___ Data shown ___

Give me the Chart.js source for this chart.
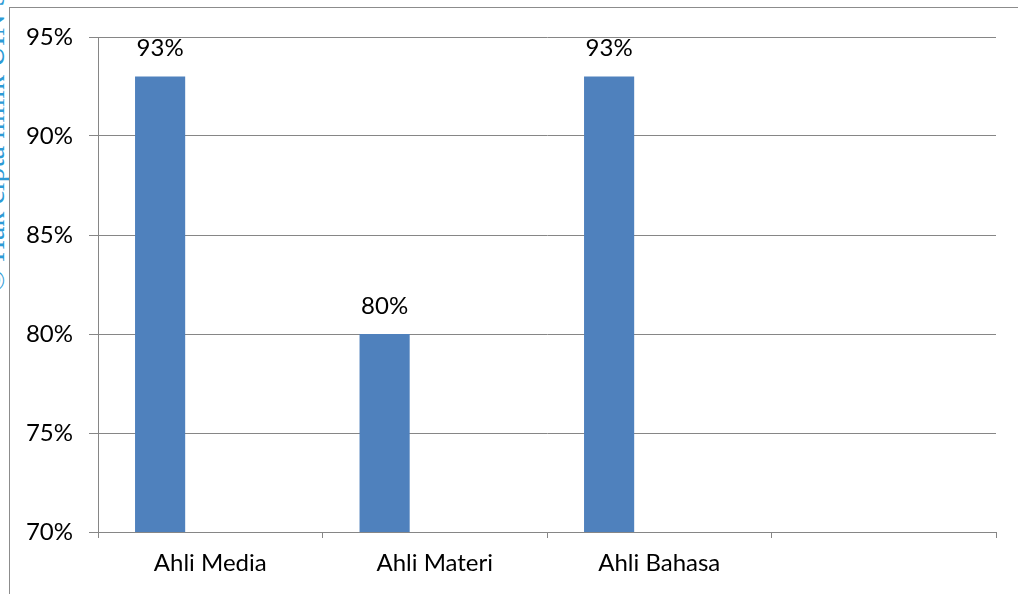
<!DOCTYPE html>
<html>
<head>
<meta charset="utf-8">
<script src="https://cdn.jsdelivr.net/npm/chart.js@4.4.1/dist/chart.umd.min.js"></script>
<style>
  html, body { margin: 0; padding: 0; background: #fff; }
  #wrap { position: relative; width: 1018px; height: 594px; overflow: hidden; }
  #frame { position: absolute; left: 9px; top: 7px; right: -2px; bottom: -2px;
           border-top: 1px solid #8c8c8c; border-left: 1px solid #8c8c8c; }
  #mark { position: absolute; left: 0; top: 0; width: 9px; height: 300px; overflow: hidden; }
  #mark span { position: absolute; left: -23px; top: 292px; transform-origin: 0 0;
               transform: rotate(-90deg); white-space: nowrap; color: #2e9bd6;
               font: 30px "Liberation Serif", serif; }
  canvas { position: absolute; left: 0; top: 0; }
</style>
</head>
<body>
<div id="wrap">
  <div id="mark"><span>© Hak cipta milik UIN Suska Riau</span></div>
  <div id="frame"></div>
  <canvas id="myChart" width="1018" height="594"></canvas>
</div>
<script>
var categories = ['Ahli Media', 'Ahli Materi', 'Ahli Bahasa', ''];
var seriesMain = [93, 80, 93, null];
var seriesEmpty2 = [null, null, null, null];
var seriesEmpty3 = [null, null, null, null];
var yMin = 70, yMax = 95, yStep = 5;

var FONT = 'Lato, "Open Sans", sans-serif';

// labels above bars, drawn by hand (no datalabels plugin offline)
var barValueLabels = {
  id: 'barValueLabels',
  afterDatasetsDraw: function(chart) {
    var ctx = chart.ctx;
    var meta = chart.getDatasetMeta(0);
    ctx.save();
    ctx.fillStyle = '#000';
    ctx.font = '24px ' + FONT;
    ctx.textAlign = 'center';
    ctx.textBaseline = 'middle';
    meta.data.forEach(function(bar, i) {
      var v = seriesMain[i];
      if (v == null) return;
      ctx.fillText(v + '%', bar.x, bar.y - 28);
    });
    ctx.restore();
  }
};

var myChartRef = document.getElementById('myChart').getContext('2d');
new Chart(myChartRef, {
  type: 'bar',
  data: {
    labels: categories,
    datasets: [
      { label: 'Series1', data: seriesMain, backgroundColor: '#4f81bd' },
      { label: 'Series2', data: seriesEmpty2, backgroundColor: '#c0504d' },
      { label: 'Series3', data: seriesEmpty3, backgroundColor: '#9bbb59' }
    ]
  },
  options: {
    responsive: false,
    animation: false,
    devicePixelRatio: 1,
    layout: { padding: { left: 0, right: 22, top: 37, bottom: 0 } },
    datasets: { bar: { categoryPercentage: 0.67, barPercentage: 1.0 } },
    plugins: { legend: { display: false }, tooltip: { enabled: false } },
    scales: {
      x: {
        offset: true,
        grid: { offset: true, drawOnChartArea: false, drawTicks: true, tickLength: 6, color: '#868686' },
        border: { color: '#868686', width: 1 },
        ticks: { color: '#000', font: { family: FONT, size: 24 }, padding: 11, maxRotation: 0 },
        afterFit: function(scale) { scale.height = 62; }
      },
      y: {
        min: yMin, max: yMax,
        ticks: {
          stepSize: yStep, color: '#000', padding: 16,
          font: { family: FONT, size: 24 },
          callback: function(v) { return v + '%'; }
        },
        grid: { color: '#868686', tickLength: 9, drawTicks: true },
        border: { color: '#868686', width: 1 },
        afterFit: function(scale) { scale.width = 98; }
      }
    }
  },
  plugins: [barValueLabels]
});
</script>
</body>
</html>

___

Goal → From the material above, reproduce everything verbatim except the pictures.

Solved exercise →
Give me the Chart.js source for this chart.
<!DOCTYPE html>
<html>
<head>
<meta charset="utf-8">
<script src="https://cdn.jsdelivr.net/npm/chart.js@4.4.1/dist/chart.umd.min.js"></script>
<style>
  html, body { margin: 0; padding: 0; background: #fff; }
  #wrap { position: relative; width: 1018px; height: 594px; overflow: hidden; }
  #frame { position: absolute; left: 9px; top: 7px; right: -2px; bottom: -2px;
           border-top: 1px solid #8c8c8c; border-left: 1px solid #8c8c8c; }
  #mark { position: absolute; left: 0; top: 0; width: 9px; height: 300px; overflow: hidden; }
  #mark span { position: absolute; left: -23px; top: 292px; transform-origin: 0 0;
               transform: rotate(-90deg); white-space: nowrap; color: #2e9bd6;
               font: 30px "Liberation Serif", serif; }
  canvas { position: absolute; left: 0; top: 0; }
</style>
</head>
<body>
<div id="wrap">
  <div id="mark"><span>© Hak cipta milik UIN Suska Riau</span></div>
  <div id="frame"></div>
  <canvas id="myChart" width="1018" height="594"></canvas>
</div>
<script>
var categories = ['Ahli Media', 'Ahli Materi', 'Ahli Bahasa', ''];
var seriesMain = [93, 80, 93, null];
var seriesEmpty2 = [null, null, null, null];
var seriesEmpty3 = [null, null, null, null];
var yMin = 70, yMax = 95, yStep = 5;

var FONT = 'Lato, "Open Sans", sans-serif';

// labels above bars, drawn by hand (no datalabels plugin offline)
var barValueLabels = {
  id: 'barValueLabels',
  afterDatasetsDraw: function(chart) {
    var ctx = chart.ctx;
    var meta = chart.getDatasetMeta(0);
    ctx.save();
    ctx.fillStyle = '#000';
    ctx.font = '24px ' + FONT;
    ctx.textAlign = 'center';
    ctx.textBaseline = 'middle';
    meta.data.forEach(function(bar, i) {
      var v = seriesMain[i];
      if (v == null) return;
      ctx.fillText(v + '%', bar.x, bar.y - 28);
    });
    ctx.restore();
  }
};

var myChartRef = document.getElementById('myChart').getContext('2d');
new Chart(myChartRef, {
  type: 'bar',
  data: {
    labels: categories,
    datasets: [
      { label: 'Series1', data: seriesMain, backgroundColor: '#4f81bd' },
      { label: 'Series2', data: seriesEmpty2, backgroundColor: '#c0504d' },
      { label: 'Series3', data: seriesEmpty3, backgroundColor: '#9bbb59' }
    ]
  },
  options: {
    responsive: false,
    animation: false,
    devicePixelRatio: 1,
    layout: { padding: { left: 0, right: 22, top: 37, bottom: 0 } },
    datasets: { bar: { categoryPercentage: 0.67, barPercentage: 1.0 } },
    plugins: { legend: { display: false }, tooltip: { enabled: false } },
    scales: {
      x: {
        offset: true,
        grid: { offset: true, drawOnChartArea: false, drawTicks: true, tickLength: 6, color: '#868686' },
        border: { color: '#868686', width: 1 },
        ticks: { color: '#000', font: { family: FONT, size: 24 }, padding: 11, maxRotation: 0 },
        afterFit: function(scale) { scale.height = 62; }
      },
      y: {
        min: yMin, max: yMax,
        ticks: {
          stepSize: yStep, color: '#000', padding: 16,
          font: { family: FONT, size: 24 },
          callback: function(v) { return v + '%'; }
        },
        grid: { color: '#868686', tickLength: 9, drawTicks: true },
        border: { color: '#868686', width: 1 },
        afterFit: function(scale) { scale.width = 98; }
      }
    }
  },
  plugins: [barValueLabels]
});
</script>
</body>
</html>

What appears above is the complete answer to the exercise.